America’s fusion industry is already demonstrating signs of struggling with the nation’s industrial atrophy. Helion Energy’s CEO describes procurement delays as the company’s single greatest risk, and Commonwealth Fusion Systems (CFS) faced a lead time of more than three years for its tokamak—a donut-shaped fusion reactor—despite paying to ship the 50-ton vessel via airfreight across the Atlantic Ocean.
Building supply chains to serve fusion alone can’t be the answer. For America to lead in fusion and other breakthrough technologies, policymakers must internalize that the U.S. needs to rebuild its industrial commons. This requires proactive policymaking with an eye to the whole-of-economy benefits of “industrial tech stacks,” not simply targeting the minerals and manufacturing needs of a single industry or technology.
Building Innovation-Inducing Critical Mineral Supply Chains
Far-off visions of a world powered by limitless fusion energy first require building a massive number of fusion reactors. Today, this endeavor is less constrained by fuel access than critical minerals like yttrium and tungsten—both of which are in short supply in the United States, play crucial roles in fusion, and are financially bound to broad industrial activity.
Yttrium is a rare earth element that as many as half of fusion companies will use in rare earth barium copper oxide (REBCO)—a material that can carry electricity with 100% efficiency, that is, a superconductor. Superconducting magnets play a key role in magnetic-confinement fusion (MCF) machines by containing plasma while external devices heat it until atoms have enough energy to combine. Most companies pursuing MCF will use yttrium-based REBCO and are therefore tied to accessible and affordable yttrium to achieve commercial success.
The U.S. is 100 percent import dependent on yttrium, making procurement both onerous and, as of recently, prohibitively expensive. Between April and November of 2025, Chinese export restrictions pushed yttrium oxide prices up 4,400 percent, largely because 93 percent of American yttrium comes from China. While some hope that the federally-backed expansion of MP Materials’ Mountain Pass mine (the country’s only active rare earth mine) could become a future source for yttrium, a technical report reveals the company has no plans to specifically produce yttrium oxide, which makes up just 0.12 percent of the rare earth content in Mountain Pass bastnäsite ore.
Secure yttrium supply chains are needed to make domestic REBCO manufacturing economical—a crucial step towards creating a sustainable fusion industry in the U.S. A yttrium program, however, must focus on its uses outside of fusion: in LED and color displays, surgical and metal-cutting lasers, and the thermal barrier coatings that protect gas turbines, jet engines, and semiconductor manufacturing equipment from ultra-high temperatures.

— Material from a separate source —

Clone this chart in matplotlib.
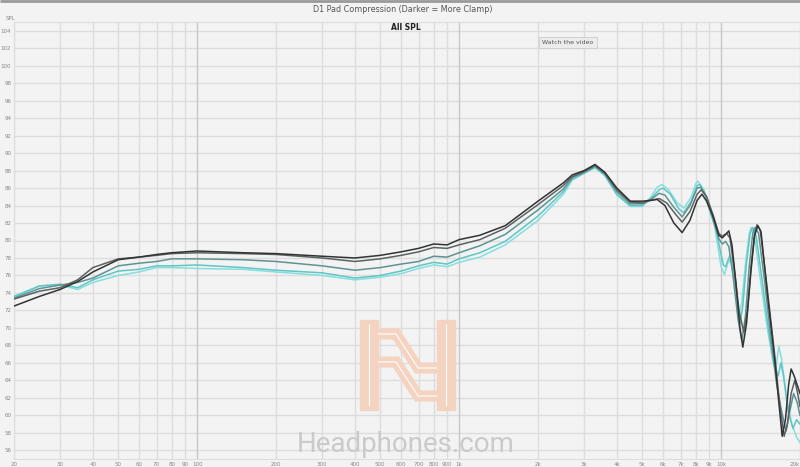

Yttrium is also poised to catalyze innovations like quantum computing and hydrogen electrolysis. But, as with fusion, economy-wide supply chain pressures suppress the nation’s potential to seize leadership in these transformative technologies.
Tungsten is another crucial mineral for fusion with a constrained U.S. supply chain but significant potential to enable both economic and innovative activity. With a melting point over 3,400°C, the highest of all elements, tungsten boasts unique durability in extreme conditions. These properties make it essential in turbine blades, armor-piercing missiles, radiation shielding, and wear-resistant tools for oil & gas, mining, metalworking, and construction. For MCF, tungsten is a leading candidate for a reactor’s inner walls that face plasma hotter than the core of the Sun and continuous bombardment by high-energy neutrons. Fusion companies are exploring some alternatives to tungsten first wall materials, but mature industries have no commercial substitutes and therefore depend entirely on tungsten supply chains.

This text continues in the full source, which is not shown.